Audio is available on Spreaker — see link below.
LIGO has picked up something it shouldn't be able to see. A gravitational wave signal detected last November carries the mass signature of an object smaller than any black hole conventional astrophysics can produce.
Separate from the primordial black hole question, gravitational wave astronomy just had its most precise result yet. A black hole merger designated GW250114 produced a signal-to-noise ratio of seventy-six point nine.
That record detection is part of a much larger shift in how gravitational wave science works. The latest catalog release, GWTC-5, adds one hundred sixty-one new black hole merger signals from just nine months of observation, bringing the confirmed total to three hundred ninety.
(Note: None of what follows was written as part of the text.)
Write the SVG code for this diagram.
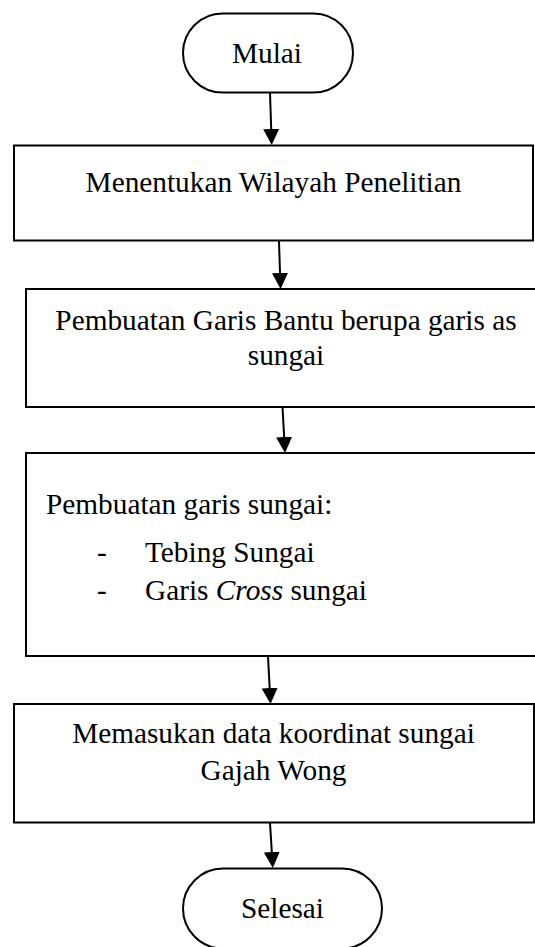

On a different front, JWST has observed the most distant supernova ever recorded. The star exploded just seven hundred thirty million years after the Big Bang, in what astronomers call cosmic dawn.
JWST also delivered a closer-to-home result this cycle. Infrared imaging of the FS Tau system has revealed protostars between one and three million years old, still actively reshaping the dust and gas around them.
The near-term watchpoints are clear. More subsolar-mass gravitational wave detections would move the primordial black hole hypothesis from interesting to compelling.